In memory of Dr. Andreas Höfert

A primer on French elections

| Tags: Andreas Höfert

France will elect its president in a first round on 22 April, and in a second on 6 May. A non-French outsider might sometimes be puzzled about the themes and debates animating the campaign.

Taking a birds’-eye view, however, the French presidential elections reflect what usually occurs elsewhere in elections with two rounds or with primaries: First, candidates assemble their camps by taking extreme positions, while the second round is more consensus-oriented to woo voters from the political middle.
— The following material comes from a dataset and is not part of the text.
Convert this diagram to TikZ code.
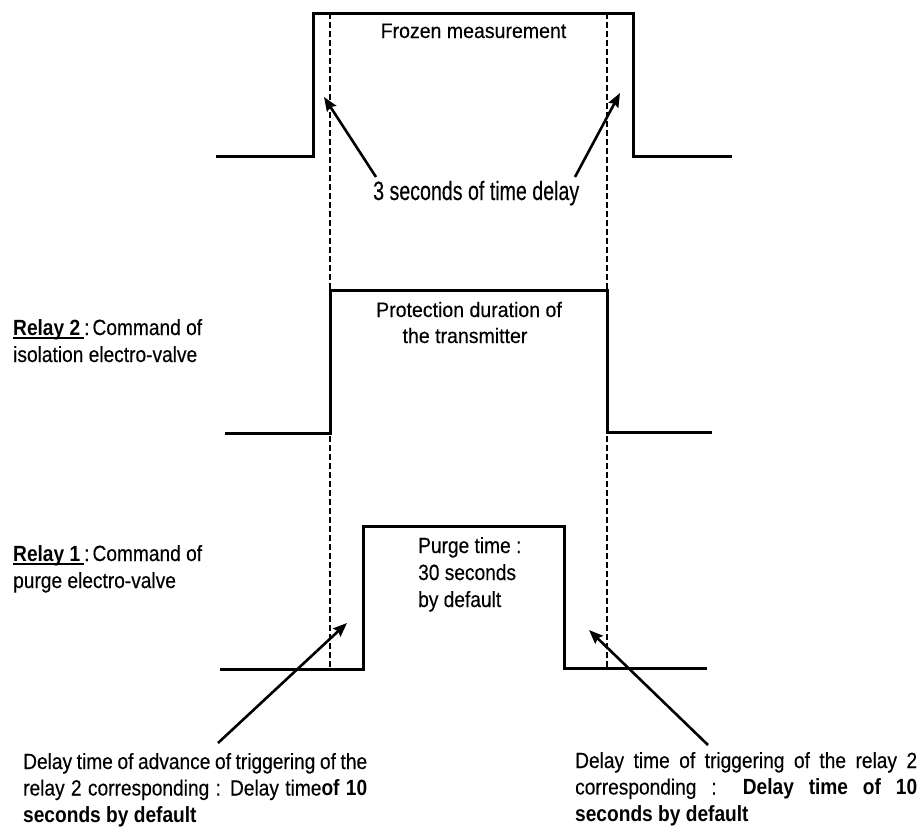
\documentclass[tikz,border=0pt]{standalone}
\usepackage{fontspec}
\setmainfont{Liberation Sans}[FakeStretch=0.87, UprightFeatures={FakeBold=0.3}]
\newfontfamily\frozenfont{Liberation Sans}[FakeStretch=0.93, FakeBold=0.3]
\newfontfamily\delayfont{Liberation Sans}[FakeStretch=0.74, FakeBold=0.3]
\usetikzlibrary{arrows.meta}
\newcommand\relayul[1]{\setbox0\hbox{#1}\rlap{\rule[-3.5pt]{\wd0}{1.2pt}}\box0}
\begin{document}
\begin{tikzpicture}[x=1pt,y=-1pt,
  signal/.style={line width=3pt, line join=miter},
  guide/.style={line width=2.6pt, dash pattern=on 6pt off 3pt},
  pointer/.style={line width=2.6pt, -{Stealth[length=14pt,width=11pt,inset=2pt]}},
  txt/.style={inner sep=0pt, font=\fontsize{22}{27}\selectfont},
  ctxt/.style={inner sep=0pt, font=\frozenfont\fontsize{21}{26}\selectfont}]
\useasboundingbox (0,0) rectangle (922,828);

% frozen measurement signal
\coordinate (f0) at (216,156);
\coordinate (f1) at (313,156);
\coordinate (f2) at (313,13);
\coordinate (f3) at (633,13);
\coordinate (f4) at (633,156);
\coordinate (f5) at (732,156);
\draw[signal] (f0) -- (f1) -- (f2) -- (f3) -- (f4) -- (f5);

% relay 2 signal
\coordinate (r20) at (225,433);
\coordinate (r21) at (330,433);
\coordinate (r22) at (330,290);
\coordinate (r23) at (607,290);
\coordinate (r24) at (607,432);
\coordinate (r25) at (712,432);
\draw[signal] (r20) -- (r21) -- (r22) -- (r23) -- (r24) -- (r25);

% relay 1 signal
\coordinate (r10) at (220,669);
\coordinate (r11) at (363,669);
\coordinate (r12) at (363,526);
\coordinate (r13) at (564,526);
\coordinate (r14) at (564,668);
\coordinate (r15) at (707,668);
\draw[signal] (r10) -- (r11) -- (r12) -- (r13) -- (r14) -- (r15);

% dashed guides
\coordinate (gl1) at (330,13);
\coordinate (gl2) at (330,669);
\coordinate (gr1) at (607,13);
\coordinate (gr2) at (607,668);
\draw[guide] (gl1) -- (gl2);
\draw[guide] (gr1) -- (gr2);

% texts
\node[ctxt, anchor=base] (frozen) at (473.5,38) {Frozen measurement};
\node[inner sep=0pt, anchor=base west, font=\delayfont\fontsize{26.5}{30}\selectfont] (delay3) at (373,200) {3 seconds of time delay};
\node[ctxt, anchor=base] (prot1) at (469,317) {Protection duration of};
\node[ctxt, anchor=base] (prot2) at (465,343) {the transmitter};
\node[txt, anchor=base west] (purge) at (418,553)
  {\begin{tabular}[t]{@{}l@{}}Purge time :\\30 seconds\\by default\end{tabular}};
\node[txt, anchor=base west] (relay2) at (13,335)
  {\begin{tabular}[t]{@{}l@{}}\relayul{\textbf{Relay 2}\hspace{4pt}}:\hspace{3pt}Command of\\isolation electro-valve\end{tabular}};
\node[txt, anchor=base west] (relay1) at (13,561)
  {\begin{tabular}[t]{@{}l@{}}\relayul{\textbf{Relay 1}\hspace{4pt}}:\hspace{3pt}Command of\\purge electro-valve\end{tabular}};
\node[txt, font=\fontsize{22}{26.5}\selectfont, anchor=base west] (advance) at (23,769)
  {\begin{tabular}[t]{@{}l@{}}\makebox[344pt][s]{Delay time of advance of triggering of the}\\
   \makebox[344pt][s]{relay 2 corresponding : Delay time\textbf{of 10}}\\
   \textbf{seconds by default}\end{tabular}};
\node[txt, font=\fontsize{22}{26.5}\selectfont, anchor=base west] (trigger) at (575,768)
  {\begin{tabular}[t]{@{}l@{}}\makebox[342pt][s]{Delay time of triggering of the relay 2}\\
   \makebox[342pt][s]{corresponding : \textbf{Delay time of 10}}\\
   \textbf{seconds by default}\end{tabular}};

% arrows
\coordinate (a1s) at (376,177);
\coordinate (a1e) at (324,97);
\coordinate (a2s) at (575,177);
\coordinate (a2e) at (620,93);
\coordinate (a3s) at (218,743);
\coordinate (a3e) at (347,623);
\coordinate (a4s) at (708,745);
\coordinate (a4e) at (589,630);
\draw[pointer] (a1s) -- (a1e);
\draw[pointer] (a2s) -- (a2e);
\draw[pointer] (a3s) -- (a3e);
\draw[pointer] (a4s) -- (a4e);
\end{tikzpicture}
\end{document}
Barring a surprise, the two candidates who will reach the second round are incumbent President Nicolas Sarkozy, from the right-wing Union for a Popular Moment and François Hollande, from the left-wing Socialist Party. Four runners-up are likely to gather significant votes in the first round: Marine Le Pen from the extreme right National Front, François Bayrou from the center, Jean-Luc Mélenchon from the far left Communist Party, and Eva Joly from the Green Party.

France’s electorate roughly divides into 30% moderate right, 30% moderate left, 15% extreme right, 15% extreme left and 10% who would define themselves as “centrists.”

The task for the main candidates in the first round is to make sure their rivals from the left or right do not score significantly, because the higher their scores, the more impact they will be able to have on the main candidates’ programs. Moreover, the presidential elections in France are followed by parliamentary elections, scheduled for 10 and 17 June. Here also, higher scores from runner-up presidential candidates could impact the outcome of those legislative elections.

In the two weeks between the first and the second presidential rounds, both candidates will try to cajole the moderate electorate. The climax between the two rounds comes during a traditional televised debate between the two contenders. After this debate, the choices of the voters are usually settled.

Given these parameters, an outsider can better grasp that the tone and proposals of the two main candidates are sometimes extreme and border on caricature. Mr. Hollande’s promise to “tax the rich” and Mr. Sarkozy’s to “close the borders” should be seen in this light and not taken at face value.

Striking now, though, for people who follow French elections is that many of France’s current challenges are absent from the debate: The lofty debt, unfunded social security liabilities, the future of the euro, the size of government and its perceived ineffectiveness, and the high rate of unemployment, especially among young people at 23% (compared with 9% in Germany), are only some of the daunting tasks that the new president will have to address after the election.